Now from Punakha I decided to visit Haa valley first before I go to Paro, which are on the same way by crossing Thimphu. Via Thimphu- Paro highway, there is a diversion after crossing Paru chcu (river) for Haa valley  which is just next to Bondey bridge and that’s where shared taxi dropped me at 4 PM. Now it’s almost 3 hrs drive and no conveyance available at this time and couple of small food shops. I had some food and started asking for lifts so I can reach before it gets dark in mountains. Now from all the possibilities I got a lift at 7PM in a small tempo filled with walnuts and driver didn’t stop talking until he dropped me safe in only hotel which I might have guessed another Buddhist temple from outside. This smallest & least visited district of Bhutan is situated on the banks of Haa Chhu. You can imagine how deserted this place would be when you reach at 10 PM in winters. When I entered the hotel a huge & overweight (like 65 kg) Labrador was slouching on reception sofa and didn’t move even an inch when I entered or finished all formalities. I saw my next 8 hours in him and gave him many pats… still no movement just some eye blinking…. lol. The Haa valley is also military base of Indian Army and bordered with Tibet, China. Next morning I boarded a small car with a family to visit main place I came Haa for – The Chele La (pass), Highest motorable road of Bhutan at 13083 ft and made by none other but Indian Army BRO. Haa to Chele La is around 30 kms and then from there it’s again 35 something for Paro. This narrow, steep and spiral road journey to Chele la was delightful. On the pass you get 360 view of great Himalayas & Bhutan and area is covered with Buddhist prayer flags. Wind was too strong and freezing at the top where you can hike and get a better view. Basically, this is a picnic spot for Haa & Paro visitors. With couple of more hours I reached Paro by 3 PM.

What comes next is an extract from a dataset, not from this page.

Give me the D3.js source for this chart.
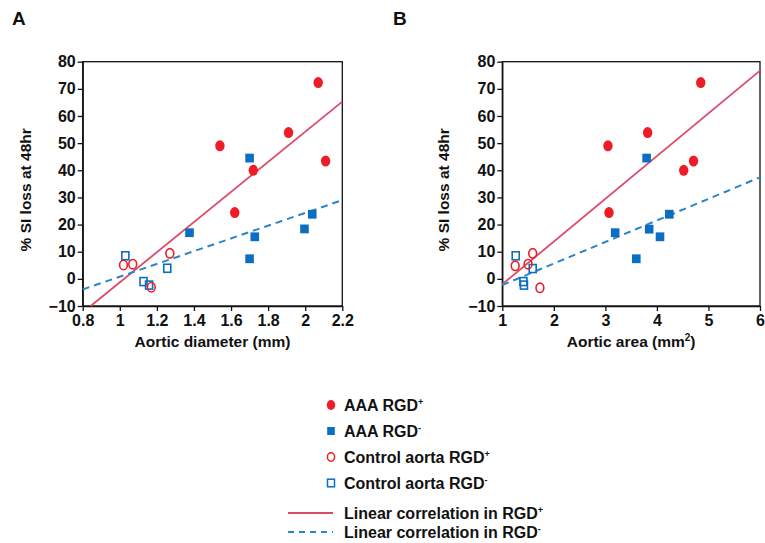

Paro is like another modern city and which welcomes you with most luxurious hotels of country and only international airport of Bhutan. It’s also one of the most difficult airport of world because of location and runway length of only 1980 mtrs. You can imagine the difficulty that only 8-12 pilots are licensed to fly here. Paro is most famous for its proximity to Taktsang Monastery. A 16 kms trek to Taktsang Monastery also called as Tiger’s nest temple is what I came Bhutan for. Because of huge rush of tourists every year for the same, Paro is like center of eye for Bhutan and economical hub. Paro city market gives you many options to take it’s culture, heritage and life style with you when you leave.

After spending leisure evening in city, I started very early next morning for main purpose of Bhutan visit – The Taktsang. It’s a very lively 2-3 hrs trek, depending on stamina, passing through lovely scenery of city, jungles, valley, gorgeous kinds of birds & a sense of nothingness if you walk alone and early. There is one snacks place in between where you can have unlimited coffee or tea with limited money and one of the best coffees by far in mountains. On the way you will see the monastery just to be astonished that how can they build this huge structure on the cliff of a mountain in 1692. Well if you don’t get amazed with the beauty of the place on the way then wait to reach there because that made me realize the wisdom of that era and unrealistic architecture built in 8 caves over a mountain cliff. Not just that but this place is extreme peaceful & unworldly. All four sides of monastery had four different colors and walls are smeared with religious symbols, hymens and gods. Meditating in these caves kills the demons as they say so I tried to do it for some time, not sure what I killed but certainly it moved something inside. Well, I spent like 5-6 hrs here to explore every corner of the monastery and talking to every Lama I could. Their simplicity always shook my pride, if I ever had any & twisted the reality I always envisioned. I took a leave after & cherished the experience on the way back & ever.

I spent couple of days more in Paro and enjoyed the leisure time chatting, drinking and reading. God bless the “Druk Yul” , “The Land of the Thunder Dragon.